If you want something less than that then this book is not for you. If you want a book that teaches you how to avoid conflict through communication strategies, this is not the book for you. If you want a book that moves "past the gospel" then this book is not for you.
Paul Tripp roots the problem and roots the solution in the gospel. That is hard, but it is foundational to your marriage if you want to have a Godly one. He then takes the same principle and expands upon it by applying it to different scenarios, showing that the root cause is the same. In one instance, this is a polemical book--it builds an argument through persuasive examples. But in another instance it is an immediately helpful resource for those who want a way of working on the reality of marriage, namely that two broken people are trying to love each other with Christ-like love.
Better Options Available
I did not like this book.
Tim Keller’s book, the Meaning of Marriage, is a much better written, more complete, and more accurate Biblical guidance on marriage.
John Gottman’s book, Why Marriages Succeed or Fail, gives much more practical insight on how to talk about your marriage and make changes.
This book in comparison to both of the above is EXTREMELY repetitive. There are some good points, and some good insights tucked away in this book, but they are surrounded by very repetitive content. You get many details about how several couples met and how their marriage got into trouble, but then you only get generalizations and no really specific examples of how they got better. I found this continually frustrating.

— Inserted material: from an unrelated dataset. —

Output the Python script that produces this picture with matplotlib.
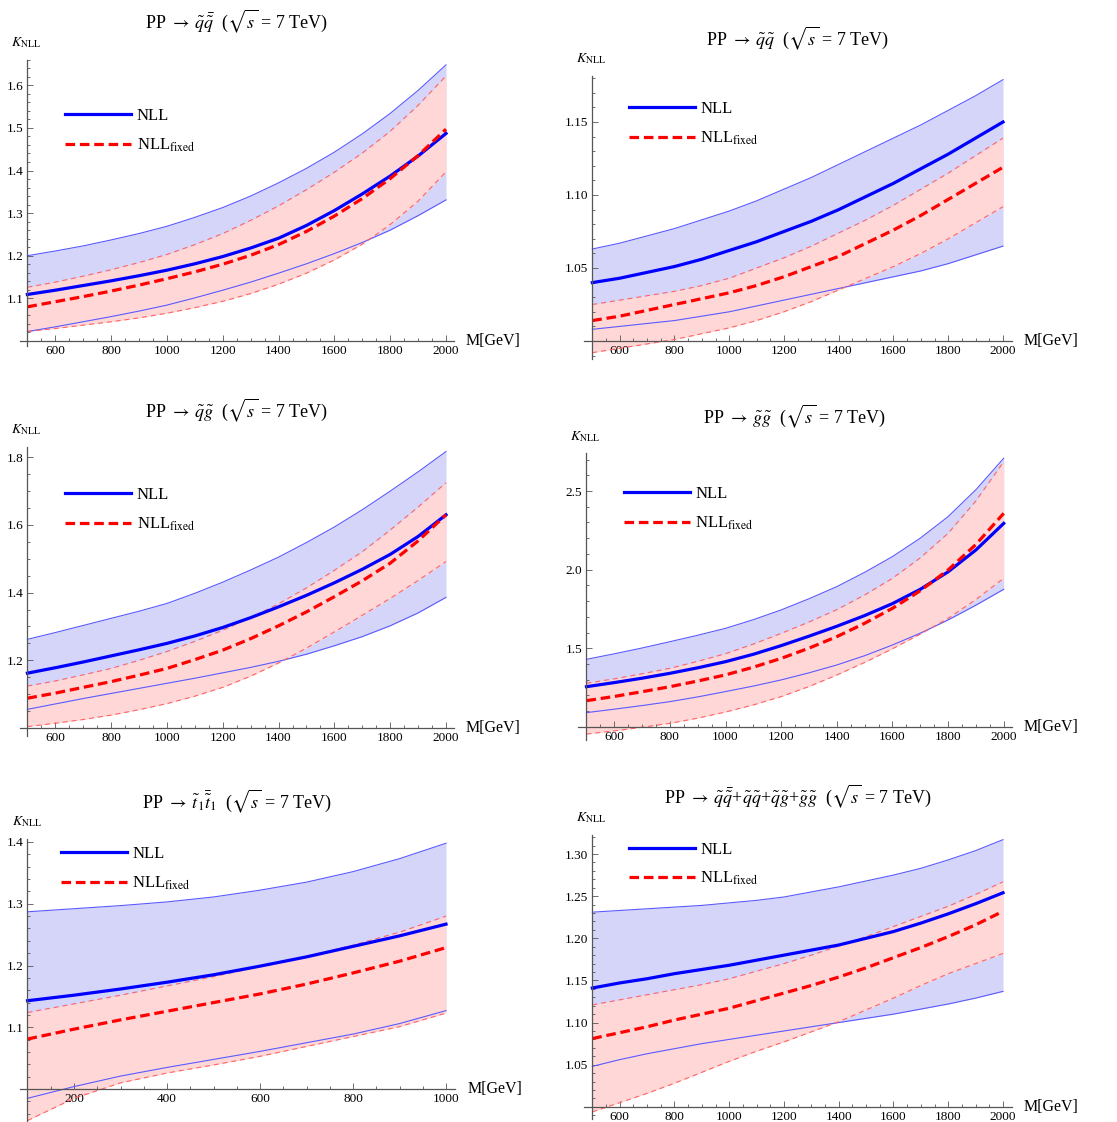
import matplotlib
matplotlib.use('Agg')
import matplotlib.pyplot as plt
from matplotlib.ticker import FixedLocator, MultipleLocator, FormatStrFormatter

plt.rcParams['font.family'] = ['Liberation Serif', 'DejaVu Serif']
plt.rcParams['mathtext.fontset'] = 'stix'

# ---- data ----
m_sq = [500, 600, 700, 800, 900, 1000, 1100, 1200, 1300, 1400, 1500, 1600, 1700, 1800, 1900, 2000]
m_st = [100, 200, 300, 400, 500, 600, 700, 800, 900, 1000]

# PP -> squark antisquark
qqb_nll = [1.109, 1.119, 1.130, 1.141, 1.153, 1.166, 1.181, 1.198, 1.218, 1.241, 1.271, 1.306, 1.345, 1.387, 1.434, 1.487]
qqb_nll_up = [1.200, 1.211, 1.223, 1.237, 1.252, 1.269, 1.290, 1.313, 1.340, 1.371, 1.405, 1.443, 1.486, 1.534, 1.588, 1.648]
qqb_nll_lo = [1.022, 1.033, 1.045, 1.057, 1.070, 1.084, 1.101, 1.119, 1.138, 1.159, 1.181, 1.205, 1.231, 1.260, 1.294, 1.331]
qqb_fix = [1.080, 1.092, 1.104, 1.117, 1.131, 1.146, 1.162, 1.180, 1.201, 1.226, 1.257, 1.293, 1.334, 1.381, 1.435, 1.497]
qqb_fix_up = [1.126, 1.138, 1.152, 1.167, 1.184, 1.203, 1.226, 1.252, 1.283, 1.317, 1.355, 1.396, 1.441, 1.492, 1.553, 1.622]
qqb_fix_lo = [1.022, 1.029, 1.037, 1.045, 1.054, 1.065, 1.078, 1.093, 1.111, 1.133, 1.159, 1.190, 1.227, 1.273, 1.328, 1.397]

# PP -> squark squark
qq_nll = [1.040, 1.043, 1.047, 1.051, 1.056, 1.062, 1.068, 1.075, 1.082, 1.090, 1.099, 1.108, 1.118, 1.128, 1.139, 1.150]
qq_nll_up = [1.063, 1.067, 1.072, 1.077, 1.083, 1.089, 1.096, 1.104, 1.112, 1.121, 1.130, 1.139, 1.148, 1.158, 1.168, 1.179]
qq_nll_lo = [1.008, 1.010, 1.012, 1.014, 1.017, 1.020, 1.024, 1.028, 1.032, 1.036, 1.040, 1.044, 1.048, 1.053, 1.059, 1.065]
qq_fix = [1.014, 1.017, 1.021, 1.025, 1.029, 1.033, 1.038, 1.044, 1.051, 1.058, 1.067, 1.076, 1.086, 1.097, 1.108, 1.119]
qq_fix_up = [1.025, 1.028, 1.031, 1.034, 1.038, 1.043, 1.050, 1.057, 1.065, 1.074, 1.083, 1.093, 1.104, 1.115, 1.127, 1.139]
qq_fix_lo = [0.992, 0.995, 0.998, 1.001, 1.005, 1.009, 1.014, 1.020, 1.027, 1.035, 1.043, 1.051, 1.060, 1.070, 1.081, 1.092]

# PP -> squark gluino
qg_nll = [1.162, 1.178, 1.195, 1.213, 1.231, 1.250, 1.272, 1.297, 1.326, 1.358, 1.392, 1.429, 1.469, 1.513, 1.566, 1.630]
qg_nll_up = [1.262, 1.282, 1.303, 1.324, 1.345, 1.368, 1.398, 1.431, 1.467, 1.505, 1.548, 1.594, 1.645, 1.700, 1.757, 1.817]
qg_nll_lo = [1.055, 1.071, 1.087, 1.102, 1.117, 1.132, 1.147, 1.163, 1.179, 1.197, 1.218, 1.243, 1.270, 1.302, 1.340, 1.386]
qg_fix = [1.088, 1.103, 1.120, 1.137, 1.156, 1.176, 1.202, 1.230, 1.264, 1.302, 1.343, 1.388, 1.435, 1.487, 1.553, 1.630]
qg_fix_up = [1.124, 1.139, 1.157, 1.176, 1.200, 1.226, 1.256, 1.289, 1.326, 1.367, 1.414, 1.466, 1.521, 1.585, 1.653, 1.725]
qg_fix_lo = [1.004, 1.014, 1.025, 1.038, 1.054, 1.072, 1.094, 1.120, 1.153, 1.192, 1.236, 1.284, 1.333, 1.383, 1.436, 1.492]

# PP -> gluino gluino
gg_nll = [1.256, 1.282, 1.310, 1.341, 1.376, 1.415, 1.462, 1.517, 1.577, 1.640, 1.708, 1.784, 1.875, 1.986, 2.125, 2.294]
gg_nll_up = [1.430, 1.465, 1.502, 1.542, 1.583, 1.627, 1.682, 1.744, 1.815, 1.892, 1.983, 2.083, 2.200, 2.337, 2.508, 2.708]
gg_nll_lo = [1.091, 1.113, 1.136, 1.161, 1.191, 1.225, 1.260, 1.299, 1.344, 1.394, 1.453, 1.521, 1.596, 1.680, 1.774, 1.875]
gg_fix = [1.167, 1.194, 1.224, 1.256, 1.292, 1.331, 1.380, 1.436, 1.501, 1.574, 1.659, 1.754, 1.866, 1.998, 2.160, 2.358]
gg_fix_up = [1.278, 1.306, 1.338, 1.373, 1.417, 1.466, 1.527, 1.595, 1.667, 1.746, 1.839, 1.945, 2.075, 2.231, 2.437, 2.686]
gg_fix_lo = [0.955, 0.975, 0.998, 1.023, 1.056, 1.095, 1.140, 1.193, 1.257, 1.330, 1.410, 1.497, 1.590, 1.690, 1.810, 1.945]

# PP -> stop antistop
tt_nll = [1.143, 1.152, 1.162, 1.173, 1.185, 1.199, 1.214, 1.231, 1.248, 1.267]
tt_nll_up = [1.287, 1.292, 1.297, 1.303, 1.311, 1.322, 1.335, 1.352, 1.373, 1.398]
tt_nll_lo = [0.985, 1.004, 1.021, 1.035, 1.048, 1.061, 1.075, 1.089, 1.106, 1.127]
tt_fix = [1.081, 1.097, 1.112, 1.126, 1.140, 1.154, 1.170, 1.188, 1.207, 1.229]
tt_fix_up = [1.124, 1.138, 1.152, 1.167, 1.182, 1.198, 1.215, 1.233, 1.254, 1.280]
tt_fix_lo = [0.949, 0.985, 1.010, 1.026, 1.039, 1.053, 1.069, 1.085, 1.101, 1.123]

# PP -> sum of all
all_nll = [1.141, 1.147, 1.152, 1.158, 1.163, 1.168, 1.174, 1.180, 1.186, 1.192, 1.200, 1.208, 1.218, 1.229, 1.241, 1.254]
all_nll_up = [1.231, 1.233, 1.235, 1.237, 1.239, 1.242, 1.245, 1.249, 1.255, 1.261, 1.268, 1.275, 1.283, 1.293, 1.304, 1.317]
all_nll_lo = [1.048, 1.056, 1.063, 1.069, 1.075, 1.080, 1.085, 1.090, 1.095, 1.100, 1.105, 1.110, 1.116, 1.122, 1.129, 1.137]
all_fix = [1.081, 1.088, 1.095, 1.103, 1.110, 1.117, 1.126, 1.135, 1.144, 1.154, 1.165, 1.177, 1.189, 1.202, 1.216, 1.232]
all_fix_up = [1.121, 1.127, 1.133, 1.139, 1.145, 1.152, 1.161, 1.170, 1.180, 1.191, 1.202, 1.214, 1.226, 1.238, 1.252, 1.267]
all_fix_lo = [0.994, 1.005, 1.016, 1.028, 1.041, 1.054, 1.066, 1.077, 1.089, 1.101, 1.115, 1.129, 1.144, 1.158, 1.170, 1.182]

titles = [r'PP $\rightarrow\; \tilde{q}\bar{\tilde{q}}$  ($\sqrt{s}$ = 7 TeV)',
          r'PP $\rightarrow\; \tilde{q}\tilde{q}$  ($\sqrt{s}$ = 7 TeV)',
          r'PP $\rightarrow\; \tilde{q}\tilde{g}$  ($\sqrt{s}$ = 7 TeV)',
          r'PP $\rightarrow\; \tilde{g}\tilde{g}$  ($\sqrt{s}$ = 7 TeV)',
          r'PP $\rightarrow\; \tilde{t}_1\bar{\tilde{t}}_1$  ($\sqrt{s}$ = 7 TeV)',
          r'PP $\rightarrow\; \tilde{q}\bar{\tilde{q}}$+$\tilde{q}\tilde{q}$+$\tilde{q}\tilde{g}$+$\tilde{g}\tilde{g}$  ($\sqrt{s}$ = 7 TeV)']

yticks = [[1.1, 1.2, 1.3, 1.4, 1.5, 1.6],
          [1.05, 1.10, 1.15],
          [1.2, 1.4, 1.6, 1.8],
          [1.5, 2.0, 2.5],
          [1.1, 1.2, 1.3, 1.4],
          [1.05, 1.10, 1.15, 1.20, 1.25, 1.30]]
xticks_sq = [600, 800, 1000, 1200, 1400, 1600, 1800, 2000]
xticks_st = [200, 400, 600, 800, 1000]

panels = [
    (m_sq, qqb_nll, qqb_nll_up, qqb_nll_lo, qqb_fix, qqb_fix_up, qqb_fix_lo),
    (m_sq, qq_nll, qq_nll_up, qq_nll_lo, qq_fix, qq_fix_up, qq_fix_lo),
    (m_sq, qg_nll, qg_nll_up, qg_nll_lo, qg_fix, qg_fix_up, qg_fix_lo),
    (m_sq, gg_nll, gg_nll_up, gg_nll_lo, gg_fix, gg_fix_up, gg_fix_lo),
    (m_st, tt_nll, tt_nll_up, tt_nll_lo, tt_fix, tt_fix_up, tt_fix_lo),
    (m_sq, all_nll, all_nll_up, all_nll_lo, all_fix, all_fix_up, all_fix_lo),
]

# ---- layout (pixels) ----
W, H = 1117, 1122
# (x1, x1px, x2, x2px), (y1, y1px, y2, y2px), xlim, ylim, x origin
geom = [
    ((600, 55.3, 2000, 446.0), (1.6, 85.3, 1.1, 298.3), (475, 2028), (0.987, 1.66), 500),
    ((600, 619.7, 2000, 1003.0), (1.15, 122.0, 1.05, 268.0), (470, 2033), (0.988, 1.1815), 500),
    ((600, 55.3, 2000, 446.0), (1.8, 457.3, 1.2, 660.3), (475, 2028), (0.975, 1.831), 500),
    ((600, 614.3, 2000, 1003.7), (2.5, 491.0, 1.5, 648.3), (470, 2030), (0.92, 2.74), 500),
    ((200, 74.0, 1000, 446.0), (1.4, 842.0, 1.1, 1027.3), (84, 1020), (0.948, 1.405), 100),
    ((600, 619.7, 2000, 1003.0), (1.30, 854.0, 1.05, 1064.7), (470, 2033), (0.985, 1.3225), 500),
]
title_pos = [(236.7, 21.7), (798, 38.3), (236.7, 410.7), (795, 416), (236.7, 801.7), (798, 796.7)]
legend_pos = [(65, 131), (628.7, 124), (65, 510), (623.7, 509), (60.7, 869), (628.7, 864.5)]
yminor = [0.02, 0.01, 0.05, 0.1, 0.02, 0.01]
yfmt = ['%.1f', '%.2f', '%.1f', '%.1f', '%.1f', '%.2f']

blue_fill = '#d5d5fa'
red_fill = '#ffd7d7'
axis_col = '#555555'

fig = plt.figure(figsize=(W / 100, H / 100), dpi=100)

for i, (m, nll, nll_up, nll_lo, fix, fix_up, fix_lo) in enumerate(panels):
    (x1, x1p, x2, x2p), (y1, y1p, y2, y2p), xlim, ylim, x0 = geom[i]
    sx = (x2p - x1p) / (x2 - x1)
    sy = (y2p - y1p) / (y2 - y1)
    left = x1p + (xlim[0] - x1) * sx
    right = x1p + (xlim[1] - x1) * sx
    top = y1p + (ylim[1] - y1) * sy
    bot = y1p + (ylim[0] - y1) * sy
    ax = fig.add_axes([left / W, 1 - bot / H, (right - left) / W, (bot - top) / H])
    ax.patch.set_alpha(0)

    ax.fill_between(m, nll_lo, nll_up, color=blue_fill, lw=0)
    ax.fill_between(m, fix_lo, fix_up, color=red_fill, lw=0)
    ax.plot(m, nll_up, color='#5a5aff', lw=0.8)
    ax.plot(m, nll_lo, color='#5a5aff', lw=0.8)
    ax.plot(m, fix_up, color='#ff6464', lw=0.8, dashes=(4.5, 3.5))
    ax.plot(m, fix_lo, color='#ff6464', lw=0.8, dashes=(4.5, 3.5))
    l1, = ax.plot(m, nll, color='#0000ff', lw=2.3, label='NLL')
    l2, = ax.plot(m, fix, color='#ff0000', lw=2.3, dashes=(3.0, 1.5),
                  label=r'NLL$_{\mathrm{fixed}}$')

    ax.set_xlim(*xlim)
    ax.set_ylim(*ylim)
    for s in ['top', 'right']:
        ax.spines[s].set_visible(False)
    ax.spines['left'].set_position(('data', x0))
    ax.spines['bottom'].set_position(('data', 1.0))
    for s in ['left', 'bottom']:
        ax.spines[s].set_color(axis_col)
        ax.spines[s].set_linewidth(0.9)

    ax.xaxis.set_major_locator(FixedLocator(xticks_st if i == 4 else xticks_sq))
    ax.xaxis.set_minor_locator(MultipleLocator(50))
    ax.yaxis.set_major_locator(FixedLocator(yticks[i]))
    ax.yaxis.set_minor_locator(MultipleLocator(yminor[i]))
    ax.yaxis.set_major_formatter(FormatStrFormatter(yfmt[i]))
    ax.tick_params(which='both', direction='in', color=axis_col, width=0.6,
                   labelsize=9.5, pad=3)
    ax.tick_params(which='major', length=4)
    ax.tick_params(which='minor', length=2.2)

    tx, ty = title_pos[i]
    fig.text(tx / W, 1 - ty / H, titles[i], fontsize=13, ha='center', va='center')
    yax_px = x1p + (x0 - x1) * sx
    fig.text((yax_px - 16) / W, 1 - (top - 17) / H, r'$K_{\mathrm{NLL}}$',
             fontsize=10, ha='left', va='center')
    xax_px = y1p + (1.0 - y1) * sy
    fig.text((right + 12) / W, 1 - xax_px / H, 'M[GeV]', fontsize=11.5,
             ha='left', va='center')

    lx, ly = legend_pos[i]
    ax.legend(handles=[l1, l2], loc='center left', frameon=False, fontsize=12,
              bbox_to_anchor=(lx / W, 1 - ly / H), bbox_transform=fig.transFigure,
              borderpad=0, borderaxespad=0, handlelength=3.95, handletextpad=0.35,
              labelspacing=0.75)

fig.savefig('out.png', dpi=100)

His main thesis is that ALL marital trouble stems from a lack of spiritual maturity. But if this were really true, NO non-believing couples would have happy and satisfying marriages, and they do. So while spiritual maturity may be a way to help a failing marriage, it certainly cannot be the reason for why all marriages have problems in the first place.
He also only gives examples where no affairs, no abuse, or anything huge has gone wrong. Which may leave those couples feeling out in the cold when reading this book. He also touches so lightly on sex you might think this is a book written for a pre-teen audience.
While nothing he says is particularly wrong, it is all just very general. He also strategically AVOIDS the passages in the Bible which specifically address marriage, which seems strange. It is fine for him to use the whole bible and the full gospel message as a context, but the Bible has a lot to say about marriage specifically, and he avoids it completely. The Bible deserves better from someone who is basing their whole philosophy of marriage on the Bible.